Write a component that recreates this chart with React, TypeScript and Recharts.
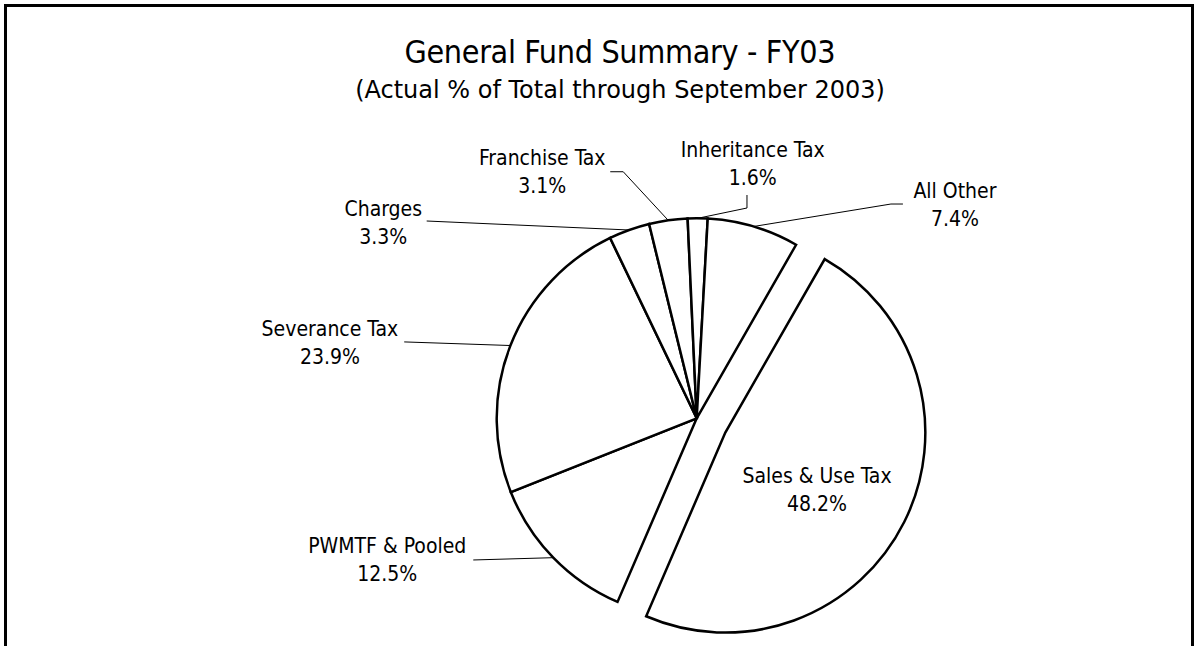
==
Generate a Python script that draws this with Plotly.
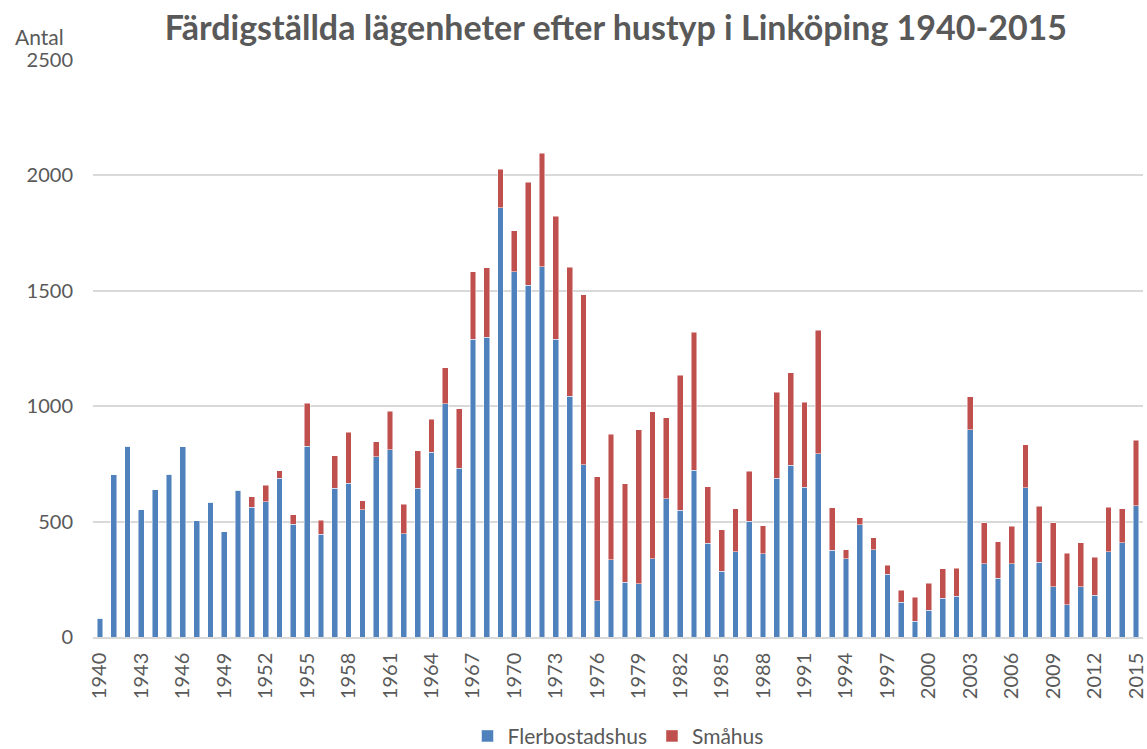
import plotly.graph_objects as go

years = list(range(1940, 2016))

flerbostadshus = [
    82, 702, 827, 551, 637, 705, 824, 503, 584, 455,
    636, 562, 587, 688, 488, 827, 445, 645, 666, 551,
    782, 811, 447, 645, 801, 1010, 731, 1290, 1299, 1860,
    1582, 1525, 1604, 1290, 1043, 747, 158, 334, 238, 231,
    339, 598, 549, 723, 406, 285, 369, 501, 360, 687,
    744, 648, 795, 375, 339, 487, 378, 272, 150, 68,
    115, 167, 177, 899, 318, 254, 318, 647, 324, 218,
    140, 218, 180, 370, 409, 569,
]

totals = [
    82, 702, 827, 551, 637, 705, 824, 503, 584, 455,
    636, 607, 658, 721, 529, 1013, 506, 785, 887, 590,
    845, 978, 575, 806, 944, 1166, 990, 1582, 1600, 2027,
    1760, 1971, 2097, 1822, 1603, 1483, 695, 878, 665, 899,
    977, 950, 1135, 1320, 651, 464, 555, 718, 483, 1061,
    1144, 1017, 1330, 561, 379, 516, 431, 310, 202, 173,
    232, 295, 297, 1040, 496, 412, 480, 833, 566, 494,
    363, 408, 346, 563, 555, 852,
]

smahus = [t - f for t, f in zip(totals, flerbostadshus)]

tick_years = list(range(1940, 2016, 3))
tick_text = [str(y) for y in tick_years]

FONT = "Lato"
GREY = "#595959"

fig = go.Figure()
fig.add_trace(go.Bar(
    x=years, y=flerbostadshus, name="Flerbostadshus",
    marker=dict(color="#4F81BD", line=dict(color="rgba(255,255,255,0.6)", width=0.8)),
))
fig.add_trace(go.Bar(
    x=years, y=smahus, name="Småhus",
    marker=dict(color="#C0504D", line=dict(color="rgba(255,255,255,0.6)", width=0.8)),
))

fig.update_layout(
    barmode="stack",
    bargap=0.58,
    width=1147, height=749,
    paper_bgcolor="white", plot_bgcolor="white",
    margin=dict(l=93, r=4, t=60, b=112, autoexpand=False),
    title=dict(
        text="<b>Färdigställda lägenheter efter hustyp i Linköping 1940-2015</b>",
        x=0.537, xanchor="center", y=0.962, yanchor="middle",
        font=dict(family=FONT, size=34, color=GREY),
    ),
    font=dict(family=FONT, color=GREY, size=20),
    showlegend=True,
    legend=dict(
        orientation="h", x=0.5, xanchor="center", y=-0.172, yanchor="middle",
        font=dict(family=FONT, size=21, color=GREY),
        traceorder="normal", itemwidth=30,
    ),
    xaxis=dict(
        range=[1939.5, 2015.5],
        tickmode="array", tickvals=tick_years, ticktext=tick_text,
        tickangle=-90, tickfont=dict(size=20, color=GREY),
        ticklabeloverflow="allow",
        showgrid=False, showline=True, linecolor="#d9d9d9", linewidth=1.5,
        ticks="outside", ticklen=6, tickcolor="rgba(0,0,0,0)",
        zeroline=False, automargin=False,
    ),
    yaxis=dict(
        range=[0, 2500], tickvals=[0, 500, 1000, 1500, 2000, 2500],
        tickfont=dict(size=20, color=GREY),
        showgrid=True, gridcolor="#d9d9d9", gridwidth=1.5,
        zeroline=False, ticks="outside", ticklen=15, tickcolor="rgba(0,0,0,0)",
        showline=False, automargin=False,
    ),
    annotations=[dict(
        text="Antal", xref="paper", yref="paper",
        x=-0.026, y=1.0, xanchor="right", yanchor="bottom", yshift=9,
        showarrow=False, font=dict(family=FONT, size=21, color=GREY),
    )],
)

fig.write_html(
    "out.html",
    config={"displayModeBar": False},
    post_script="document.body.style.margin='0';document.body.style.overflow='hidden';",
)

* **Problem to solve**
All lines that include "with" are to be gathered and copied.

* **Exercise response**
Write a component that recreates this chart with React, TypeScript and Recharts.
Generate a Python script that draws this with Plotly.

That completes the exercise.